-
Notifications
You must be signed in to change notification settings - Fork 4.4k
Checking --disk_cache cache is slow for huge tree artifacts #17804
Description
Description of the bug:
When an action does not hit the local action cache and it has an input that is a huge (hundreds of thousands of files and gigabytes of data) tree artifact, it takes a lot of time to check whether the action is in --disk_cache. CPU use is pegged at 100% in these cases.
The CPU time seems to be spent in MerkleTree.build(ActionInput). Its implementation seems to be single-threaded so it's not a big surprise that it's slow.
The report I heard about this said that this happens when a BUILD file is changed, which is consistent with losing the in-memory metadata cache in Skyframe which makes it necessary to reconstruct the metadata from the data on disk.
I can imagine further clever optimizations, but doing the Merkle tree computation in parallel would be the first step. Doesn't look too complicated, although managing another thread pool would be annoying and we can't quite wait until Loom comes online.
What's the simplest, easiest way to reproduce this bug? Please provide a minimal example if possible.
(reproduction is internal to Google, cannot copy-paste it here)

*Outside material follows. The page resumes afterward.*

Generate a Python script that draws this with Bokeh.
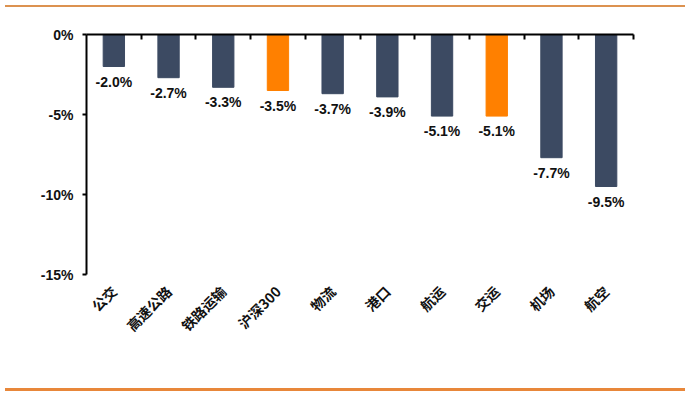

Which operating system are you running Bazel on?
Linux
What is the output of bazel info release?
unknown
If bazel info release returns development version or (@non-git), tell us how you built Bazel.
No response
What's the output of git remote get-url origin; git rev-parse master; git rev-parse HEAD ?
No response
Have you found anything relevant by searching the web?
No response
Any other information, logs, or outputs that you want to share?
No response